In Audio Abstractions (2020), the audience is immersed in the tranquil and haunting sounds of the Arctic. “It transforms you and gives you the illusion of being there,” Well-Off-Man says.

Each of the abstractions captures the sound waves visually as well as sonically, in an authentic representation of Høegh’s recordings. “I want people to find their own pictures within them,” he says. “You’re always trying to make a picture that fits with your mind, with what you’re seeing or hearing.”

The film The Green Land explores the monumental ecosystem of Greenland as it grapples with the challenges of global warming. “The question really is, is nature bad because we can’t control it? Or are we out of control?” says Well-Off-Man.

The film is organized around the four elements—fire, water, earth, and air—all depicted in green. The Green Land captures breakthrough moments of purity, set against a colorful metaphor that simultaneously symbolizes a threat and the potential of earthly salvation.

“There’s this duality in everything that I’m interested in, to keep on questioning our own existence and our relationship to nature,” Høegh says. “Is green the color of spring and nature, or is it like Homer Simpson’s plutonium in the power plant? Is it something toxic?”

Høegh has another purpose for his New Mexico visit: He’s looking for his foster family, who housed him when he was a 17-year-old exchange student in Farmington. “I really felt a kinship there when my host mother taught at Navajo [Preparatory School],” he remembers. “I’m looking forward to going back, and there’s a small hope that I will meet someone that I met then.”
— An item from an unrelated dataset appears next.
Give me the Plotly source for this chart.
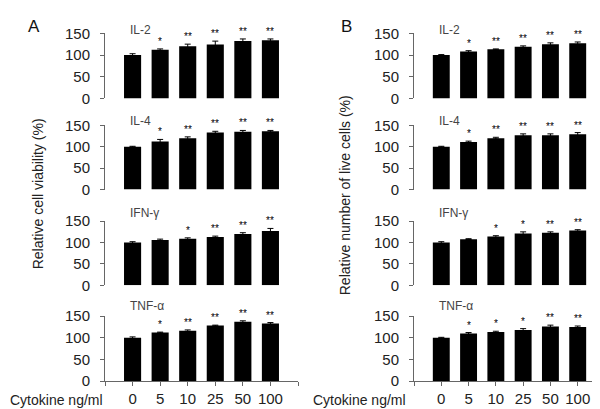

Anita Ekman with Sandra Nanaya (Tariano), "Ocre—Pele e Pedra (Ochre—Skin and Rock)," 2019, digital print on amate paper (Mexican paper). Photograph courtesy of Anita Ekman.

WOMB OF THE EARTH: COSMOVISION OF THE RAINFOREST

In Womb of the Earth, the beauty of the Amazon rainforest is captured by those who revere it and live there. Many Brazilian Indigenous cultures believe the rainforest is the origin of life on Earth. The artist collective AMITIKATXI’s struggle for justice and cultural rights is evident in Womb of the Earth: Cosmovision of the Rainforest. Each of the ceramic animals, tapestries, and sculptures offers insight into the tribal members’ worldview, which is shaped by one of the most biodiverse ecological regions in the world.

AMITIKATXI is comprised of women from the Tiriyó, Katxuyana, and Txikiyana peoples and five neighboring tribes who reside on the Tumucumaque Indigenous land reserve in the state of Pará, Brazil. “What really unites them is the closeness of the artist and the community to the natural surroundings, even though they are from different tribes,” Well-Off-Man says. Among the collective are Assurini and Awaete artists, who skillfully depict traditional body-painting patterns using acrylic on fabric, as well as on their bodies.

Several short films, such as 2021’s Tupi ValongoKunhanguereko (The Bodies of Women), explore foundational stories, songs, and histories of Indigenous and mixed-race women in Brazil, all while addressing the violence endured by these women and linking it to a broader context of the destruction of their land.

Kume Assurini (Awaete), "JUAKETE—Pintura Verdadeira Plana (True Flat Painting)," 2021, fabric paint on canvas. Photograph courtesy of Anita Ekman.

One piece, Itu nai anya arimikane (A floresta é nosso futuro/o que nos faz crescer; The forest is our future/that which makes us grow), portrays a Sumaúma, the Amazon’s largest tree, which can reach heights of up to 70 meters. The meticulously detailed artwork uses beads sewn onto red fabric, which resembles the skirts worn by women during tribal feast days.

“It’s like a life tree,” says Well-Off-Man. “As a collaboration piece, these artists work together and create it. In the film, they explain why it’s so significant to them.”

Womb of the Earth puts the viewer in the perspective of these rainforest dwellers to emphasize the critical role of that ecosystem to the survival—not just physically, but culturally—of the region’s tribes. The exhibition also sheds light on the struggles and contributions of many other women artists who are critical to that survival.